Every entry below should be transcribed exactly; pictures stay out of the copy.
>> START Material
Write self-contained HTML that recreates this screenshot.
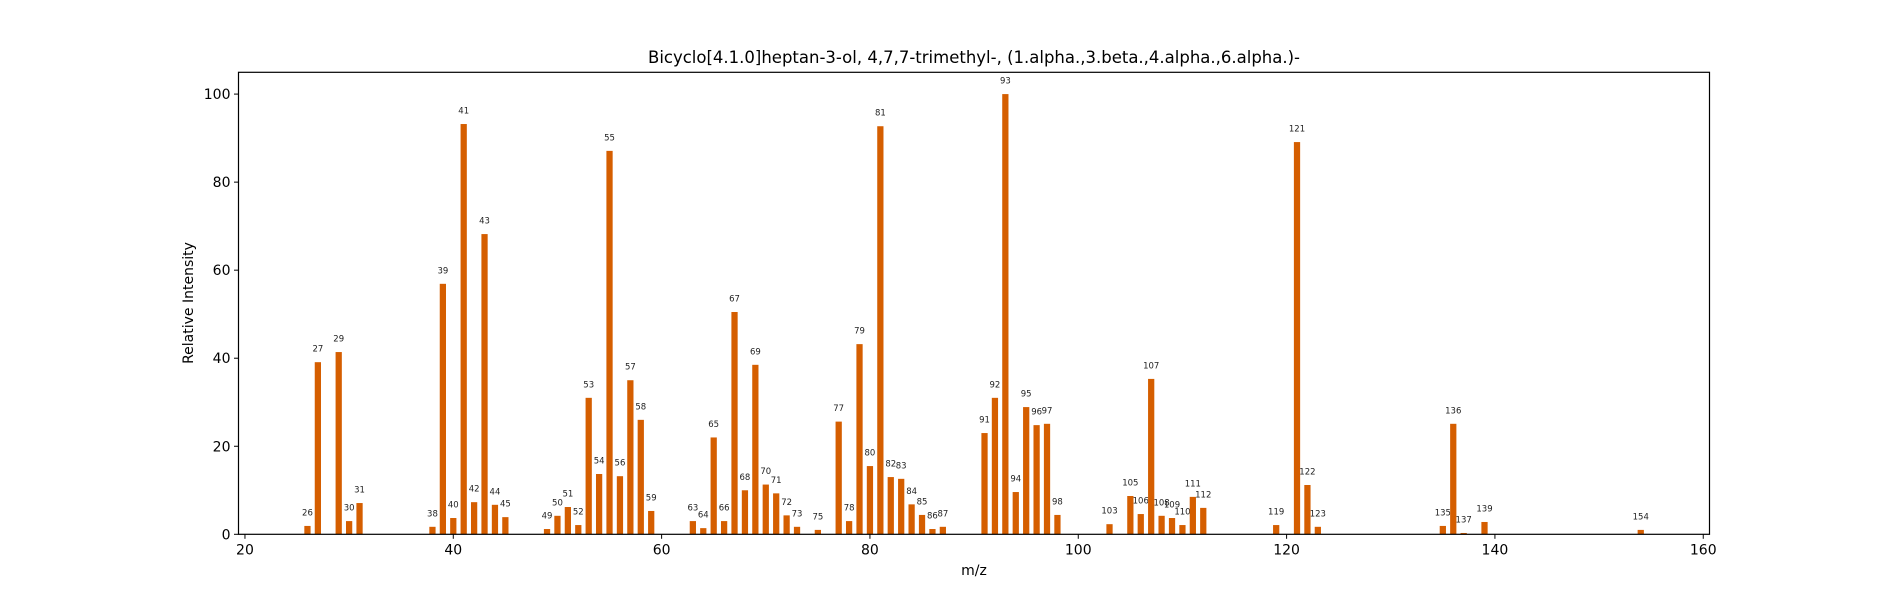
<!DOCTYPE html>
<html><head><meta charset="utf-8"><style>
body{margin:0;background:#fff;}
svg{display:block;font-family:"DejaVu Sans","Liberation Sans",sans-serif;}
</style></head><body>
<svg id="chart" width="1900" height="600" viewBox="0 0 1900 600" xmlns="http://www.w3.org/2000/svg">
<rect width="1900" height="600" fill="#fff"/>
<text x="974" y="63" font-size="16.5" text-anchor="middle">Bicyclo[4.1.0]heptan-3-ol, 4,7,7-trimethyl-, (1.alpha.,3.beta.,4.alpha.,6.alpha.)-</text>
<g id="bars"></g>
<g id="axes"></g>
<text x="974" y="575" font-size="14" text-anchor="middle">m/z</text>
<text x="0" y="0" font-size="14" text-anchor="middle" transform="translate(193,303) rotate(-90)">Relative Intensity</text>
</svg>
<script>
const mzValues = [26,27,29,30,31,38,39,40,41,42,43,44,45,49,50,51,52,53,54,55,56,57,58,59,63,64,65,66,67,68,69,70,71,72,73,75,77,78,79,80,81,82,83,84,85,86,87,91,92,93,94,95,96,97,98,103,105,106,107,108,109,110,111,112,119,121,122,123,135,136,137,139,154];
const intensities = [1.9,39.1,41.4,3.0,7.1,1.7,56.9,3.7,93.2,7.3,68.2,6.7,3.9,1.2,4.2,6.2,2.1,31.0,13.7,87.1,13.2,35.0,26.0,5.3,3.0,1.4,22.0,3.0,50.5,10.0,38.5,11.3,9.3,4.3,1.7,1.0,25.6,3.0,43.2,15.5,92.7,13.0,12.6,6.8,4.4,1.2,1.7,23.0,31.0,100,9.6,28.9,24.8,25.1,4.4,2.3,8.7,4.6,35.3,4.2,3.7,2.1,8.5,6.0,2.1,89.1,11.2,1.7,1.9,25.1,0.3,2.8,1.0];
const xTicks = [20,40,60,80,100,120,140,160];
const yTicks = [0,20,40,60,80,100];

const NS='http://www.w3.org/2000/svg';
const L=238.5,R=1709.5,T=72.3,B=534.3;
const xMin=19.38,xMax=160.6,yMin=0,yMax=104.95;
const xs=v=>L+(v-xMin)/(xMax-xMin)*(R-L);
const ys=v=>B-(v-yMin)/(yMax-yMin)*(B-T);
function mk(tag,attrs,parent){const e=document.createElementNS(NS,tag);for(const k in attrs)e.setAttribute(k,attrs[k]);parent.appendChild(e);return e;}
const bars=document.getElementById('bars'),axes=document.getElementById('axes');
const bw=0.6*(R-L)/(xMax-xMin);
mzValues.forEach((m,i)=>{
  const v=intensities[i];
  const r=mk('rect',{x:xs(m)-bw/2,y:ys(v),width:bw,height:ys(0)-ys(v),fill:'#d55e00'},bars);
  
  
  const t=mk('text',{x:xs(m),y:ys(v)-10.5,'font-size':'8.5','text-anchor':'middle',fill:'#222'},bars);
  t.textContent=String(m);
  
  
});
const frame=mk('rect',{x:L,y:T,width:R-L,height:B-T,fill:'none',stroke:'#000','stroke-width':1.2},axes);


xTicks.forEach(v=>{
  const x=xs(v);
  mk('line',{x1:x,x2:x,y1:B,y2:B+4.5,stroke:'#000','stroke-width':1},axes);
  const t=mk('text',{x:x,y:B+20,'font-size':'14','text-anchor':'middle'},axes);
  t.textContent=v;
  
  
});
yTicks.forEach(v=>{
  const y=ys(v);
  mk('line',{x1:L-4.5,x2:L,y1:y,y2:y,stroke:'#000','stroke-width':1},axes);
  const t=mk('text',{x:L-8,y:y+5,'font-size':'14','text-anchor':'end'},axes);
  t.textContent=v;
  
  
});
</script>
</body></html>
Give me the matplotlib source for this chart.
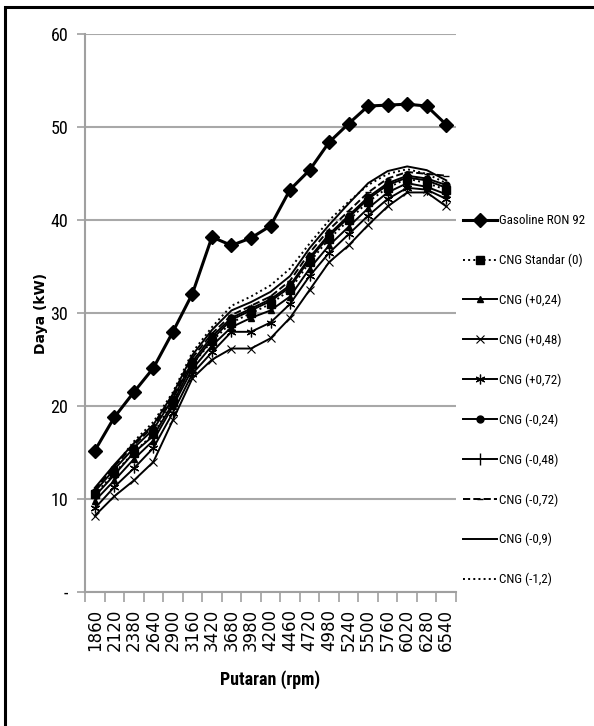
>> END Material
• [Complete response]:
Write self-contained HTML that recreates this screenshot.
<!DOCTYPE html>
<html><head><meta charset="utf-8"><style>
body{margin:0;background:#fff;}
svg{display:block;font-family:"DejaVu Sans","Liberation Sans",sans-serif;}
</style></head><body>
<svg id="chart" width="1900" height="600" viewBox="0 0 1900 600" xmlns="http://www.w3.org/2000/svg">
<rect width="1900" height="600" fill="#fff"/>
<text x="974" y="63" font-size="16.5" text-anchor="middle">Bicyclo[4.1.0]heptan-3-ol, 4,7,7-trimethyl-, (1.alpha.,3.beta.,4.alpha.,6.alpha.)-</text>
<g id="bars"></g>
<g id="axes"></g>
<text x="974" y="575" font-size="14" text-anchor="middle">m/z</text>
<text x="0" y="0" font-size="14" text-anchor="middle" transform="translate(193,303) rotate(-90)">Relative Intensity</text>
</svg>
<script>
const mzValues = [26,27,29,30,31,38,39,40,41,42,43,44,45,49,50,51,52,53,54,55,56,57,58,59,63,64,65,66,67,68,69,70,71,72,73,75,77,78,79,80,81,82,83,84,85,86,87,91,92,93,94,95,96,97,98,103,105,106,107,108,109,110,111,112,119,121,122,123,135,136,137,139,154];
const intensities = [1.9,39.1,41.4,3.0,7.1,1.7,56.9,3.7,93.2,7.3,68.2,6.7,3.9,1.2,4.2,6.2,2.1,31.0,13.7,87.1,13.2,35.0,26.0,5.3,3.0,1.4,22.0,3.0,50.5,10.0,38.5,11.3,9.3,4.3,1.7,1.0,25.6,3.0,43.2,15.5,92.7,13.0,12.6,6.8,4.4,1.2,1.7,23.0,31.0,100,9.6,28.9,24.8,25.1,4.4,2.3,8.7,4.6,35.3,4.2,3.7,2.1,8.5,6.0,2.1,89.1,11.2,1.7,1.9,25.1,0.3,2.8,1.0];
const xTicks = [20,40,60,80,100,120,140,160];
const yTicks = [0,20,40,60,80,100];

const NS='http://www.w3.org/2000/svg';
const L=238.5,R=1709.5,T=72.3,B=534.3;
const xMin=19.38,xMax=160.6,yMin=0,yMax=104.95;
const xs=v=>L+(v-xMin)/(xMax-xMin)*(R-L);
const ys=v=>B-(v-yMin)/(yMax-yMin)*(B-T);
function mk(tag,attrs,parent){const e=document.createElementNS(NS,tag);for(const k in attrs)e.setAttribute(k,attrs[k]);parent.appendChild(e);return e;}
const bars=document.getElementById('bars'),axes=document.getElementById('axes');
const bw=0.6*(R-L)/(xMax-xMin);
mzValues.forEach((m,i)=>{
  const v=intensities[i];
  const r=mk('rect',{x:xs(m)-bw/2,y:ys(v),width:bw,height:ys(0)-ys(v),fill:'#d55e00'},bars);
  
  
  const t=mk('text',{x:xs(m),y:ys(v)-10.5,'font-size':'8.5','text-anchor':'middle',fill:'#222'},bars);
  t.textContent=String(m);
  
  
});
const frame=mk('rect',{x:L,y:T,width:R-L,height:B-T,fill:'none',stroke:'#000','stroke-width':1.2},axes);


xTicks.forEach(v=>{
  const x=xs(v);
  mk('line',{x1:x,x2:x,y1:B,y2:B+4.5,stroke:'#000','stroke-width':1},axes);
  const t=mk('text',{x:x,y:B+20,'font-size':'14','text-anchor':'middle'},axes);
  t.textContent=v;
  
  
});
yTicks.forEach(v=>{
  const y=ys(v);
  mk('line',{x1:L-4.5,x2:L,y1:y,y2:y,stroke:'#000','stroke-width':1},axes);
  const t=mk('text',{x:L-8,y:y+5,'font-size':'14','text-anchor':'end'},axes);
  t.textContent=v;
  
  
});
</script>
</body></html>
Give me the matplotlib source for this chart.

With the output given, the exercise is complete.